Impossible not to commend Phoebe Waller-Bridge on her excellent decision to allow FOXES into Season 2 of Fleabag.
Of course now she has also given us the bloody face of loving properly and not being chosen back. And she is much less of an asshole now. But this has all been written about extensively and very well since the beginning of time and in the New Statesman https://www.newstatesman.com/culture/tv-radio/2019/04/fleabag-final-episode-series-phoebe-waller-bridge-priest-comedy.
“The priest, being an extreme version of all the unattainable blokes she has ever adored: those ratbags (and even non-ratbags) who loved someone, or something, far more than her.”

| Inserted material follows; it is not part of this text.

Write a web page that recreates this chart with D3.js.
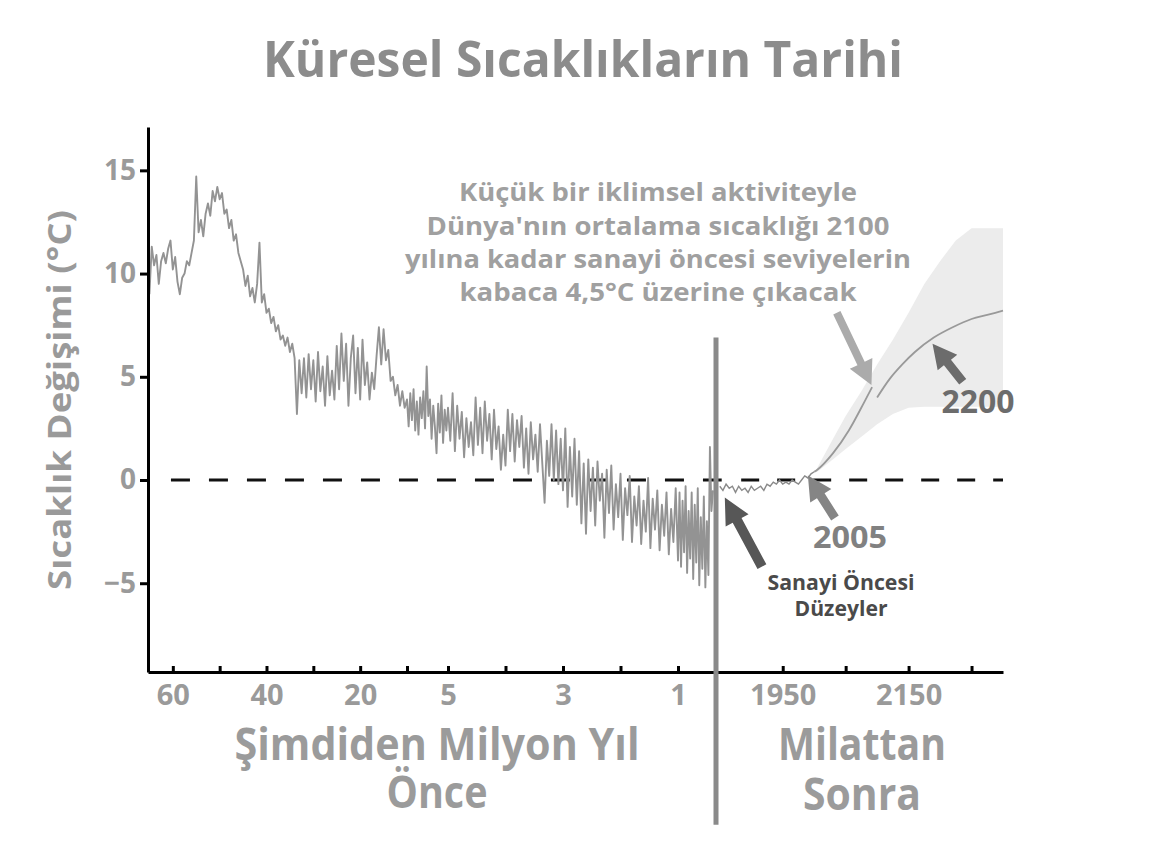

So I don’t need to tell you about that.
But FOXES. The critics have not given her sublime casting skills their full due. If I had any power whatsoever, I’d give the fox in the final scene at least Best Supporting Actor. Or Best Animal oscar. Best Daemon. Best Tragi-Comic Timing on Behalf of a Spirit Animal.
Of course not everyone has such a soft spot for foxes, the priest particularly and that is fine. Often people say they don’t like them because they have fleas or are too scroungy and scruffy and all raggedy. And they are clever tricksters; and sly and cunning. And so people say, I don’t like them, because of course I am not like that at all.

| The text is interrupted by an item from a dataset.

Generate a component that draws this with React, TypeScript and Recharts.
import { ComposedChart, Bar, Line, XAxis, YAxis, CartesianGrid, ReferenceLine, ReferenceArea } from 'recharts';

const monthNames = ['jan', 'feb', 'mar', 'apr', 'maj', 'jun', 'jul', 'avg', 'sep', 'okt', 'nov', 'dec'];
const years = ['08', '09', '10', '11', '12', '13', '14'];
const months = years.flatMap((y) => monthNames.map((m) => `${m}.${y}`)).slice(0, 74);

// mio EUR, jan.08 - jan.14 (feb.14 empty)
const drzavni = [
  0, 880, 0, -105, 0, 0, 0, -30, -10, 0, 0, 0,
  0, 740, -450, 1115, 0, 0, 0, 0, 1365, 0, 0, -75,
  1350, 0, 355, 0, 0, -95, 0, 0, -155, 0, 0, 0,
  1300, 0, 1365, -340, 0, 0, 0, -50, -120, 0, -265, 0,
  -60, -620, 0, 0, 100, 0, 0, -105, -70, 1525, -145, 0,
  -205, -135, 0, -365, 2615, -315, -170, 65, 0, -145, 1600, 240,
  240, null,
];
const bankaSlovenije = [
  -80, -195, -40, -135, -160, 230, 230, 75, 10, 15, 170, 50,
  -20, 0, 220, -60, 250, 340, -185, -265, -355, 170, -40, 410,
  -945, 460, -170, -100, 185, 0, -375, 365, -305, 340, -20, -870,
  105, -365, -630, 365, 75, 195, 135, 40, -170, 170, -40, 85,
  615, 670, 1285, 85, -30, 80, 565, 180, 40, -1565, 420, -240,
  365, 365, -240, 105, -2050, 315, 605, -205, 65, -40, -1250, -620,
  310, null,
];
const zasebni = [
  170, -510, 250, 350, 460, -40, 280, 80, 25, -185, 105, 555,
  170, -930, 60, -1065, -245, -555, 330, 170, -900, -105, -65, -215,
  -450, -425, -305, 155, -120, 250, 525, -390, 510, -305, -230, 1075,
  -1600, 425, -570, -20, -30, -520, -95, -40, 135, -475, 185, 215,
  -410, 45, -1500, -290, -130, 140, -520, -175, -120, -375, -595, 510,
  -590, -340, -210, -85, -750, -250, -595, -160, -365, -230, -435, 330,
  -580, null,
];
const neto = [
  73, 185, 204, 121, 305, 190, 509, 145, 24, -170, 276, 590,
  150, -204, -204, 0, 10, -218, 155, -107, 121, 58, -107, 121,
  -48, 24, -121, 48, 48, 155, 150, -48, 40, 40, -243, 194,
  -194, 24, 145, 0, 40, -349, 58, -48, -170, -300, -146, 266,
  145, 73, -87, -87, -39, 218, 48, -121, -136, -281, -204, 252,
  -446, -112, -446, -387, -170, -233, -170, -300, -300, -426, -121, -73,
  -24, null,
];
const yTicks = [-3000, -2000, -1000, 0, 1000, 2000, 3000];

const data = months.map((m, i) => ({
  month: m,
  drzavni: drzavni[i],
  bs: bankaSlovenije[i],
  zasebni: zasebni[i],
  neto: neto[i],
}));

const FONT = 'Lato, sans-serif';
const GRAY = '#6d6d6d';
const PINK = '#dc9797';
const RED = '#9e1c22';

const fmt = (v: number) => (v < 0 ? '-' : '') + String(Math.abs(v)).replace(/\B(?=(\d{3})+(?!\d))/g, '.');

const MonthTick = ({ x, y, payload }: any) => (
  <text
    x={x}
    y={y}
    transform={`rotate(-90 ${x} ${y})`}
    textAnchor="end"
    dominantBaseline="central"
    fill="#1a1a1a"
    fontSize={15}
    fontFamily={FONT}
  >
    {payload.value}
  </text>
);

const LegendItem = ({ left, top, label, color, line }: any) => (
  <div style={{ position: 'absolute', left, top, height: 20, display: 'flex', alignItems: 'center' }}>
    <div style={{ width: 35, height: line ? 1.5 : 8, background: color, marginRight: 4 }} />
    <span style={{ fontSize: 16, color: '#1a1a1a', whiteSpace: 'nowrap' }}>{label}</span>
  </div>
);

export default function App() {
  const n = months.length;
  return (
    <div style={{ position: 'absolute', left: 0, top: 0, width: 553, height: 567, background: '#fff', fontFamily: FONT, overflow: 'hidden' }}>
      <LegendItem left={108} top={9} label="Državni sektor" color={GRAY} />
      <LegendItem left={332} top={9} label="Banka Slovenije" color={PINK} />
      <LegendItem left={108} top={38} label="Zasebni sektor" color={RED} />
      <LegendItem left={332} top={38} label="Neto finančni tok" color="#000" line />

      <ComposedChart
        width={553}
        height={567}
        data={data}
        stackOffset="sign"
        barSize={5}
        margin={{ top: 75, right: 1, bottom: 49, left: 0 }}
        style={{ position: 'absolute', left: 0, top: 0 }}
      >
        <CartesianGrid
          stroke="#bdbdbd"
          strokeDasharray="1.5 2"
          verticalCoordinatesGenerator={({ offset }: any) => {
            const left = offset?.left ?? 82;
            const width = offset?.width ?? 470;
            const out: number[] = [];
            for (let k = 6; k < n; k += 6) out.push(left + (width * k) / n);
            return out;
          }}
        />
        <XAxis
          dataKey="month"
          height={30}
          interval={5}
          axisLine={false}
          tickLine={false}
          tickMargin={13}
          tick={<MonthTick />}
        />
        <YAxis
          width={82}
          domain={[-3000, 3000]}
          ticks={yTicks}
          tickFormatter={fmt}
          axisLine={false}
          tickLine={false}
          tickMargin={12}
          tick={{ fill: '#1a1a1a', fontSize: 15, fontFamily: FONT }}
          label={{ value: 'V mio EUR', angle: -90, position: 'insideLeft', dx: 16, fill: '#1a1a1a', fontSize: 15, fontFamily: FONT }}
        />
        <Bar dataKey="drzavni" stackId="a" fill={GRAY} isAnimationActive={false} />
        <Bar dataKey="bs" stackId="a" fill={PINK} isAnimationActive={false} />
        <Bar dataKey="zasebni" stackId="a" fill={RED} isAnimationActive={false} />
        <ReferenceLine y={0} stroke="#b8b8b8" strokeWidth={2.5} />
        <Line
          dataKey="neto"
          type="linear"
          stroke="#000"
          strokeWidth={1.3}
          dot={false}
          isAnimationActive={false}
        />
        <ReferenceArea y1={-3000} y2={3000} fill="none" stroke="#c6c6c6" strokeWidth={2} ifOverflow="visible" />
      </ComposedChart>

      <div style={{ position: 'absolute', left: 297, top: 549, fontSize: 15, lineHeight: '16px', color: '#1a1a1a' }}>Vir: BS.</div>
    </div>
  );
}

And these are true things to say. And useful therefore, because you don’t have to say actually I’m very scared of foxes. You don’t have to say what if they have a life-threatening animal disease. That I might catch. And then start frothing at the mouth and become terribly afraid of water. And then just die in the worst way. Or explode. And you don’t have to honestly say, in fact I’m pretty scared of all untame animals, and actually also dogs and cats and mice. And many other animals, both big and small. And in fact I’m pretty much afraid of everything. Like the priest.
When I lived in London Bridge, I made friends with a fox. We were especially friends on a Tuesday. That was the night I always had to work until very late. For reasons probably best explained by a psychologist in a cameo role (paid in birthday vouchers) I was the one who agreed to wait until we had sent the last pages of the magazine I worked on to JJs: the Repro house. (Repro houses are now redundant like cassette tapes).
And then JJs would do what they had to do and fax (I know) me back what the page would look like when it was printed IRL. And then a man called Duncan would phone me and say is everything alright love, and I would say yes and I would lock up the office and walk home. Down from Islington through the City to London Bridge in the middle of the night.
Sometimes I would find my fox at Moorgate. I would say hi and he would say hi back in fox body language. Sometimes he would wink at me and I would wink back. Sometimes he would be in the streets around Old Street, and the bars near Hoxton. And I might say, you shouldn’t be here, and he say right back at ya, sister.
Usually though he would be in the alleys near the river. And I would say, this is not a place you belong either, and he would look back and say with his foxy eyes, neither do you, either. At all. And sometimes I would have slightly longer conversations with the fox. Like I can see that you also did not finish reading that self-help book they all recommend called From Surviving to Thriving. I bet you never even got passed the first few chapters. Or I would see the fox, in the shadows, being the underbelly, scrummaging through the rubbish looking for something sustaining. And I would say: that is not a good way to live. And then I would go into the 24 hour cake shop at Guys’ Hospital and only eat a little bit of cake and leave the rest in the bin for him.
And so, like the clever fox she is, this is what Waller-Bridge gives us too. She shifts through all the shit belonging to other people, chipping away at the bits they think they have hidden in the bin. She finds the rotten bits, and that is what makes everyone nervous and run away; but she also finds the small bits of beautiful cake that haven’t been spoiled. So thank-you, not just for the foxes; but for all of it: fear and grief and badass mirth and especially for when at a dinner party when we are brought down with a snarky comment that is like knife to the knee, now we can find companionship.